Gary is a trainer and technology consultant based in Sydney, Australia. Contact Gary at email@example.com for assistance in selecting and implementing Learning Management Systems.
Learning and development (L&D) makes business sense for most organizations. The significant advantages include increased employee motivation and improved employee skills and capabilities in addition to satisfying the various legal and stakeholder requirements to develop staff. Keeping records in relation to L&D is necessary (in Australia electronic records often need to be kept for 30 years) as is making L&D accessible and relevant for employees. A significant portion of L&D involves training and this is the focus of this article.
The needs of learners have changed markedly over the past decade. With the proliferation of technology in business as well as in everyday life, learning is increasingly becoming decentralised and varied in content and method. Whereas ‘classroom’ teaching alone may have satisfied most learners a few years ago, combinations of media and extension of geographic reach are becoming necessary (increasingly video, wikis, blogs and the like are being combined to form successful training materials).
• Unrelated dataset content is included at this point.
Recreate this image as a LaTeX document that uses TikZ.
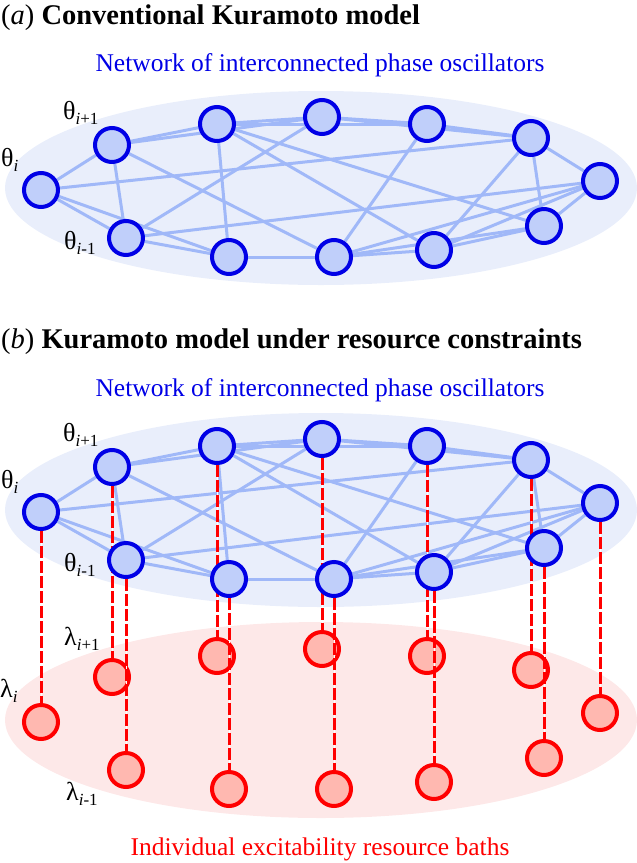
\documentclass[tikz,border=0pt]{standalone}
\usepackage{fontspec}
\setmainfont{Liberation Serif}
\usetikzlibrary{positioning}
\definecolor{oscblue}{RGB}{0, 0, 230}
\definecolor{oscfill}{RGB}{192, 207, 250}
\definecolor{linkblue}{RGB}{160, 184, 248}
\definecolor{netbg}{RGB}{233, 238, 251}
\definecolor{bathred}{RGB}{255, 0, 0}
\definecolor{bathfill}{RGB}{255, 184, 176}
\definecolor{bathbg}{RGB}{253, 232, 232}
\pgfdeclarelayer{back}
\pgfdeclarelayer{edges}
\pgfdeclarelayer{front}
\pgfsetlayers{back,edges,main,front}
\newcommand{\lsub}[1]{\raisebox{-5pt}{\fontsize{17}{17}\selectfont #1}}
\tikzset{
  osc/.style={circle, draw=oscblue, fill=oscfill, line width=4pt, minimum size=34pt, inner sep=0pt},
  bath/.style={circle, draw=bathred, fill=bathfill, line width=4pt, minimum size=34pt, inner sep=0pt},
  link/.style={linkblue, line width=3pt},
  tie/.style={draw=bathred, line width=3pt, dash pattern=on 12pt off 3pt, preaction={draw=white, solid}},
  title/.style={inner sep=0pt, anchor=base west, font=\fontsize{28.5}{32}\selectfont},
  caption/.style={inner sep=0pt, anchor=base, font=\fontsize{25.5}{30}\selectfont},
  lbl/.style={inner sep=0pt, anchor=base west, font=\fontsize{26}{30}\selectfont}
}

\begin{document}
\begin{tikzpicture}[x=1pt, y=-1pt]
    \useasboundingbox (0,0) rectangle (637,863);

    % (a) conventional model
    \node[title] (ta) at (1,24) {(\textit{a}) \textbf{Conventional Kuramoto model}};
    \node[caption, oscblue] (ca) at (320,71) {Network of interconnected phase oscillators};
    \begin{pgfonlayer}{back}
        \fill[netbg] (321,188) ellipse [x radius=316pt, y radius=97pt];
    \end{pgfonlayer}
    \begin{pgfonlayer}{front}
        \foreach \n/\x/\y in {1/41/190, 2/112/145, 3/217/124, 4/322/117, 5/427/124, 6/531/138,
                              7/600/181, 8/544/226, 9/434/250, 10/334/257, 11/229/257, 12/126/238}
            \node[osc] (a\n) at (\x,\y) {};
    \end{pgfonlayer}
    \begin{pgfonlayer}{edges}
        \foreach \u/\v in {1/2, 1/6, 1/12, 1/11, 2/3, 2/4, 2/12, 2/10, 3/4, 3/5, 3/11, 3/8, 3/9,
                           4/5, 4/6, 4/12, 5/6, 5/10, 6/7, 6/8, 6/9, 7/8, 7/9, 7/10, 7/12,
                           8/9, 8/10, 9/10, 10/11, 11/12}
            \draw[link] (a\u) -- (a\v);
    \end{pgfonlayer}
    \node[lbl] (la1) at (1,166) {θ\lsub{\textit{i}}};
    \node[lbl] (la2) at (63,119) {θ\lsub{\textit{i}+1}};
    \node[lbl] (la12) at (64,249) {θ\lsub{\textit{i}-1}};

    % (b) model under resource constraints
    \node[title] (tb) at (1,348) {(\textit{b}) \textbf{Kuramoto model under resource constraints}};
    \node[caption, oscblue] (cb) at (320,396) {Network of interconnected phase oscillators};
    \begin{pgfonlayer}{back}
        \fill[bathbg] (321,720) ellipse [x radius=316pt, y radius=98pt];
        \fill[netbg] (321,510) ellipse [x radius=316pt, y radius=97pt];
    \end{pgfonlayer}
    \begin{pgfonlayer}{front}
        \foreach \n/\x/\y in {1/41/190, 2/112/145, 3/217/124, 4/322/117, 5/427/124, 6/531/138,
                              7/600/181, 8/544/226, 9/434/250, 10/334/257, 11/229/257, 12/126/238}
            \node[osc] (b\n) at (\x,\y+322) {};
    \end{pgfonlayer}
    \begin{pgfonlayer}{edges}
        \foreach \u/\v in {1/2, 1/6, 1/12, 1/11, 2/3, 2/4, 2/12, 2/10, 3/4, 3/5, 3/11, 3/8, 3/9,
                           4/5, 4/6, 4/12, 5/6, 5/10, 6/7, 6/8, 6/9, 7/8, 7/9, 7/10, 7/12,
                           8/9, 8/10, 9/10, 10/11, 11/12}
            \draw[link] (b\u) -- (b\v);
    \end{pgfonlayer}
    \foreach \n/\x/\y in {1/41/190, 2/112/145, 3/217/124, 4/322/117, 5/427/124, 6/531/138,
                          7/600/181, 8/544/226, 9/434/250, 10/334/257, 11/229/257, 12/126/238}
        \node[bath] (r\n) at (\x,\y+532) {};
    \foreach \n in {1,...,12}
        \draw[tie] (b\n.south) -- (r\n.north); % oscillator to its own bath
    \node[lbl] (lb1) at (1,488) {θ\lsub{\textit{i}}};
    \node[lbl] (lb2) at (63,441) {θ\lsub{\textit{i}+1}};
    \node[lbl] (lb12) at (64,571) {θ\lsub{\textit{i}-1}};
    \node[lbl] (lr1) at (0,697) {λ\lsub{\textit{i}}};
    \node[lbl] (lr2) at (64,645) {λ\lsub{\textit{i}+1}};
    \node[lbl] (lr12) at (66,800) {λ\lsub{\textit{i}-1}};
    \node[caption, bathred] (cr) at (320,855) {Individual excitability resource baths};
\end{tikzpicture}
\end{document}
The solution to the changing training landscape has been in the form of software suites called Learning Management Systems (LMS). These software systems combine course content (for online education for example), assignments and records of attendance and attainment making them a single solution for managing most aspects of training in organizations, both educational and in other industries. The uptake of LMS has been rapid, particularly with the widespread use of Internet connectivity. The first widespread ‘wave’ of LMS use began in the late 1990s with the adoption of learning software systems in large corporate enterprises, government departments and larger educational institutions such as universities. We are however on the cusp of a new wave of LMS implementations.
Due to the improving capabilities along with increased support and reliability of General Public License (GPL i.e. free to implement and use) Learning Management Systems, the Return on Investment (ROI) of implementing and maintaining a LMS is proving attractive to medium and even some small size organizations. Whereas in the past LMS cost a fortune to license, implement and maintain, the costs have become affordable to smaller organizations particularly when weighed against the benefits that may be attained. This is resulting in a new wave in rapid uptake and implementation of Learning Management Systems.
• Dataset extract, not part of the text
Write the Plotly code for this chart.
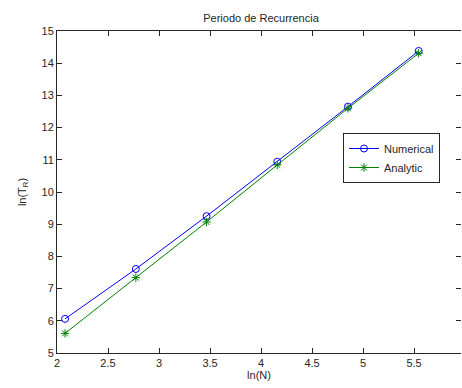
import numpy as np
import plotly.graph_objects as go

# Data: ln(N) for N = 8 ... 256
ln_n = [2.079, 2.773, 3.466, 4.159, 4.852, 5.545]
numerical = [6.06, 7.61, 9.25, 10.94, 12.65, 14.38]
analytic = [5.61, 7.34, 9.07, 10.84, 12.60, 14.31]
x_ticks = [2, 2.5, 3, 3.5, 4, 4.5, 5, 5.5]
x_tick_labels = ["2", "2.5", "3", "3.5", "4", "4.5", "5", "5.5"]
y_ticks = list(range(5, 16))

FONT = "Liberation Sans, Arial, sans-serif"

fig = go.Figure()
fig.add_trace(go.Scatter(
    x=ln_n, y=numerical, name="Numerical", mode="lines+markers",
    line=dict(color="#0000ff", width=1),
    marker=dict(symbol="circle-open", size=7, color="#0000ff", line=dict(width=1)),
))
fig.add_trace(go.Scatter(
    x=ln_n, y=analytic, name="Analytic", mode="lines+markers",
    line=dict(color="#008000", width=1),
    marker=dict(symbol="asterisk-open", size=7, color="#008000", line=dict(width=1, color="#008000")),
))
# invisible trace to anchor the right-side tick axis
fig.add_trace(go.Scatter(x=[ln_n[0]], y=[numerical[0]], yaxis="y2", mode="markers",
                         marker=dict(opacity=0), showlegend=False, hoverinfo="skip"))

axis_common = dict(
    showgrid=False, zeroline=False, showline=True, linecolor="#262626", linewidth=1,
    ticks="inside", ticklen=5, tickcolor="#262626", tickwidth=1,
    tickfont=dict(family=FONT, size=11, color="#262626"),
)

fig.update_layout(
    width=462, height=388,
    margin=dict(l=57, r=1, t=31, b=35),
    paper_bgcolor="white", plot_bgcolor="white",
    font=dict(family=FONT, size=11, color="#262626"),
    title=dict(text="Periodo de Recurrencia", x=(57 + 465) / 2 / 462, xanchor="center",
               y=1 - 18 / 388, yanchor="middle", font=dict(family=FONT, size=11, color="#262626")),
    xaxis=dict(range=[2, 5.96], tickvals=x_ticks, ticktext=x_tick_labels, mirror="ticks",
               title=dict(text="ln(N)", standoff=0, font=dict(family=FONT, size=11)),
               **axis_common),
    yaxis=dict(range=[5, 15], tickvals=y_ticks, mirror=False,
               title=dict(text="ln(T<sub>R</sub>)", standoff=12, font=dict(family=FONT, size=11)),
               **axis_common),
    yaxis2=dict(range=[5, 15], overlaying="y", side="right", matches="y", tickvals=y_ticks,
                showticklabels=False, showgrid=False, zeroline=False, showline=False,
                ticks="inside", ticklen=5, tickcolor="#262626", tickwidth=1),
    legend=dict(x=(343 - 57) / 404, y=(353 - 133) / 322, xanchor="left", yanchor="top",
                bordercolor="#262626", borderwidth=1, bgcolor="white",
                font=dict(family=FONT, size=11, color="#262626"),
                tracegroupgap=0, itemwidth=30),
    showlegend=True,
)

fig.write_html("out.html")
The major proprietary Learning Management System developers and vendors had a very valid argument for persuading potential customers to ignore GPL systems; GPL systems lacked support, were short on features and were unreliable. Unfortunately for the major proprietary LMS vendors, the tables have turned; GPL systems are now often more reliable, have more features, have a far broader support based (such as documentation and online forums) and are simpler to implement than the propriety systems.
If your organization is thinking of implementing or updating a LMS it is thoroughly advisable to consider some of the GPL alternatives such as Moodle, Ilias and Claroline. Nowadays a strong case needs to be made to implement a non-GPL LMS.